“Para mí, no es fácil escribir”, me confiesa una colega de Zapotlán, profesora de literatura hispánica y bibliotecaria, al referirse al proceso de redacción de su tesis doctoral. No es la única: escribir es difícil para todos. Aun el escritor más avezado no deja nunca de sentirse como un principiante: “Elegí ser escritor y a estas alturas aún soy un aprendiz que no sabe nada de su trabajo y para quien cada página es de nuevo la primera y puede ser la última”. Estas palabras de José Emilio Pacheco, pronunciadas en su discurso de ingreso al Colegio Nacional en 1986, son un acto de honestidad intelectual y un consuelo para todos los que intentamos escribir.
La claridad en la expresión y la fidelidad al lenguaje no son una norma estética sino una obligación moral del escritor. Sin embargo, algunas modas intelectuales han erigido como virtudes a la pompa, al embrollo y a la oscuridad. Escribir, por ejemplo, “coadyuvar” en vez de “ayudar” es pura pretensión; decir en seis párrafos lo que cabe perfectamente en tres es una desatención hacia el lector y un abuso del lenguaje. La transparencia, digámoslo de una vez, es la excelencia del escritor. “Quien se sabe profundo se esfuerza por la claridad; quien quiere parecer profundo a la multitud se esfuerza por la oscuridad” (Nietzsche).
Escribir, y aquí pienso no tanto en la creación literaria como en el ensayo y el artículo académico, no es otra cosa que tejer nuestras —siempre enmarañadas— ideas, ordenar nuestras —a menudo ocultas— creencias y, por lo tanto, cobrar consciencia de los límites de nuestra mente. Escribir equivale a pensar, y quien no piensa es incapaz de distinguir entre la belleza y la fealdad, el bien y el mal. Una vida sin pensamiento, dice Sócrates, no sería vida. Por ello todo individuo que aprecie la inteligencia y la belleza, pero también la alegría, haría bien en escribir. Escribir da estructura al pensamiento, aguza la sensibilidad y ensancha la imaginación.
A escribir se aprende como cualquier otra actividad humana: imitando a los modelos, a aquellos que en el campo de las letras y el pensamiento llamamos clásicos (en el caso de la lengua española, a Borges o a Ortega y Gasset). Pero no basta el entusiasmo por los clásicos: lo decisivo es la práctica. Por eso Carlos Fuentes repitió hasta la náusea que “La disciplina es el nombre cotidiano de la creación”, enseñanza que recibió de Alfonso Reyes: junto a nuestro Antonio Gómez Robledo, uno de los humanistas mexicanos más universales de la historia. La verdadera escritura consiste, pues, en reescribir: en pulir y editar disciplinada e incesantemente. Como dijo Borges, “El concepto de texto definitivo no corresponde sino a la religión o al cansancio”.
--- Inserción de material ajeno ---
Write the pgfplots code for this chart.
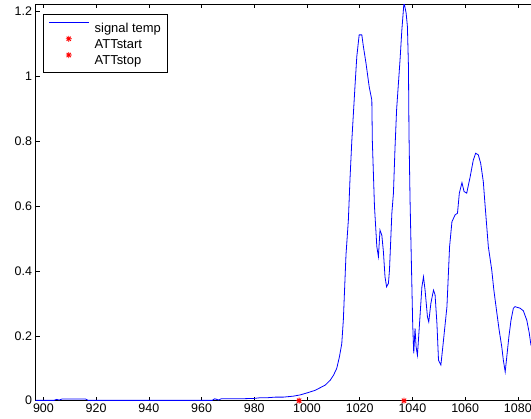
\documentclass[border=0pt]{standalone}
\usepackage{pgfplots}
\pgfplotsset{compat=1.18}
\usepackage{fontspec}
\setmainfont{Liberation Sans}
\pgfdeclareplotmark{mstar}{%
 \pgfpathmoveto{\pgfqpoint{-\pgfplotmarksize}{0pt}}\pgfpathlineto{\pgfqpoint{\pgfplotmarksize}{0pt}}%
 \pgfpathmoveto{\pgfqpoint{0pt}{-\pgfplotmarksize}}\pgfpathlineto{\pgfqpoint{0pt}{\pgfplotmarksize}}%
 \pgfpathmoveto{\pgfqpoint{-0.707\pgfplotmarksize}{-0.707\pgfplotmarksize}}\pgfpathlineto{\pgfqpoint{0.707\pgfplotmarksize}{0.707\pgfplotmarksize}}%
 \pgfpathmoveto{\pgfqpoint{-0.707\pgfplotmarksize}{0.707\pgfplotmarksize}}\pgfpathlineto{\pgfqpoint{0.707\pgfplotmarksize}{-0.707\pgfplotmarksize}}%
 \pgfusepathqstroke}
\pgfplotsset{
  lineleg/.style={legend image code/.code={\path (0bp,0bp) (40bp,9bp); \fill[fill=blue, draw=none] (0bp,4.4bp) rectangle (40bp,5.3bp);}},
  markleg/.style={legend image code/.code={\path (0bp,0bp) (40bp,9bp); \draw[red, line width=0.9bp, mark=mstar, mark size=3bp] plot coordinates {(20bp,4.85bp)};}},
}
\newcommand{\lstrut}{\rule[-4bp]{0pt}{15.3bp}}
\begin{document}
\begin{tikzpicture}
\begin{axis}[
  name=ax,
  scale only axis,
  width=508.7bp, height=396.2bp,
  xmin=897, xmax=1090, ymin=0, ymax=1.2216,
  xtick={900,920,...,1080},
  ytick={0,0.2,0.4,0.6,0.8,1,1.2},
  yticklabels={0,0.2,0.4,0.6,0.8,1,1.2},
  tick align=inside,
  ytick pos=left,
  xtick pos=both,
  major tick length=4bp,
  axis line style={black, line width=0.6bp},
  every tick/.style={black, line width=0.6bp},
  /pgf/number format/1000 sep={},
  /pgf/number format/assume math mode=true,
  tick label style={font=\fontsize{12.5}{15}\selectfont},
  legend cell align=left,
  legend style={at={(axis description cs:0,1)}, anchor=north west, xshift=7.8bp, yshift=-9.2bp,
    font=\fontsize{13}{15}\selectfont, draw=black, line width=0.6bp,
    inner xsep=4.7bp, inner ysep=4bp, row sep=-1.6bp,
    /tikz/every odd column/.append style={column sep=0.1bp}},
]
\addplot[blue, line width=0.8bp, mark=none, lineleg] coordinates {
(897,0.001) (904,0.001) (905,0.004) (906,0.002) (907,0.005) (916,0.005) (917,0.001)
(940,0.001) (964,0.001) (965,0.006) (966.5,0.002) (967.5,0.006) (975,0.006) (980,0.007)
(982,0.009) (984.7,0.009) (988,0.011) (991,0.011) (994.8,0.014) (997.5,0.018) (1000,0.024)
(1003.1,0.032) (1005,0.04) (1006.9,0.048) (1008.8,0.063) (1010.1,0.079) (1011.3,0.100)
(1012.3,0.135) (1013.2,0.176) (1013.8,0.25) (1014.4,0.37) (1014.8,0.45) (1015.7,0.557)
(1016.3,0.68) (1017,0.80) (1018.2,0.968) (1018.9,1.061) (1019.8,1.128) (1020.8,1.128)
(1021.4,1.092) (1022.4,1.04) (1023.6,0.968) (1024.6,0.927) (1024.8,0.80) (1025.2,0.70)
(1025.6,0.60) (1026.5,0.475) (1027.1,0.444) (1027.7,0.526) (1028.4,0.51) (1029,0.459)
(1029.6,0.382) (1030.2,0.351) (1030.9,0.362) (1031.3,0.403) (1032.2,0.578) (1032.8,0.64)
(1033.4,0.78) (1034,0.897) (1035.3,1.05) (1036,1.144) (1036.8,1.228) (1037.6,1.196)
(1038.1,1.154) (1038.5,1.03) (1038.7,0.825) (1039.1,0.62) (1040.1,0.238) (1040.5,0.146)
(1041,0.223) (1041.4,0.166) (1041.9,0.14) (1042.7,0.238) (1043.6,0.351) (1044.2,0.382)
(1044.8,0.341) (1045.7,0.259) (1046.2,0.243) (1047,0.30) (1048,0.341) (1048.6,0.326)
(1049.3,0.238) (1049.9,0.125) (1050.8,0.11) (1051.8,0.187) (1053.1,0.29) (1054.1,0.475)
(1055,0.552) (1056.2,0.573) (1057.1,0.578) (1057.8,0.64) (1058.8,0.672) (1059.6,0.645)
(1060.6,0.64) (1061.9,0.69) (1063.1,0.742) (1064,0.763) (1065,0.758) (1065.9,0.732)
(1066.9,0.675) (1067.5,0.61) (1068.8,0.475) (1070.1,0.403) (1070.9,0.341) (1071.9,0.279)
(1072.9,0.218) (1073.9,0.166) (1074.5,0.125) (1075.2,0.089) (1075.8,0.135) (1076.6,0.197)
(1077.4,0.248) (1078.3,0.285) (1078.9,0.29) (1080.9,0.285) (1082.1,0.277) (1083.4,0.248)
(1084.3,0.21) (1085,0.17)
};
\addlegendentry{\hspace{3.4bp}\lstrut signal temp\hspace{3.3bp}}
\addplot[only marks, red, mark=mstar, mark size=3bp, line width=0.9bp, markleg] coordinates {(997,0)};
\addlegendentry{\hspace{3.4bp}\lstrut ATTstart}
\addplot[only marks, red, mark=mstar, mark size=3bp, line width=0.9bp, markleg] coordinates {(1036.8,0)};
\addlegendentry{\hspace{3.4bp}\lstrut ATTstop}
\end{axis}
\pgfresetboundingbox
\path[use as bounding box] ([xshift=-35.5bp,yshift=-18.3bp]ax.south west) rectangle ([xshift=495.5bp,yshift=4.5bp]ax.north west);
\end{tikzpicture}
\end{document}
Si nos paraliza la eterna ansiedad por hallar un estilo, no hay mejor consejo que el de Fernando Savater —otro modelo de la lengua de Cervantes—. Siguiendo a Verlaine (“Ante todo, evitar el estilo”), Savater escribe: “Cuando abandoné la voluntad de estilo, me propuse algo más difícil todavía: escribir como todo el mundo. Es decir, como todo el mundo si todo el mundo supiera decir por escrito lo que piensa con perfecta naturalidad”. Abandonemos, pues, la perniciosa voluntad de estilo. Sólo aquel que sea fiel a sí mismo, a los resortes más íntimos de su personalidad, tendrá estilo, pues el estilo —ha dicho el conde de Buffon— es el hombre mismo.
Pero si, a fin de cuentas, “todo es vanidad”, como enseña el Eclesiastés; y si escribir es fruto de la egolatría (“¡Quiero que el público me lea!”, “¡Merezco ser reconocido!”), ¿dónde radica pues el sentido de la escritura? En ser una forma del autoconocimiento. Y éste es el gran imperativo del pueblo helénico, cimiento del mundo occidental, expresado en la sentencia inscrita en el pronaos del Templo de Apolo, en Delfos, aquella que Sócrates —quien por mor a la oralidad y la conversación no escribió una sola palabra— tanto admiraba: “Conócete a ti mismo”.
Escribir no es sólo una forma de explorar nuestra alma y de descubrir nuestra personalidad moral e intelectual; es también, y por encima de todo, una forma de crearnos a nosotros mismos. Y tal autocreación —no el confort, no la posesión de bienes externos, ni el honor social o el ejercicio de la dominación— es la aspiración suprema del hombre moderno, es decir, del individuo emancipado de la tribu y libre de las tiranías. No por nada esta inclinación vital inspiró un verso de Octavio Paz, modernizador cultural de México: “también soy escritura”.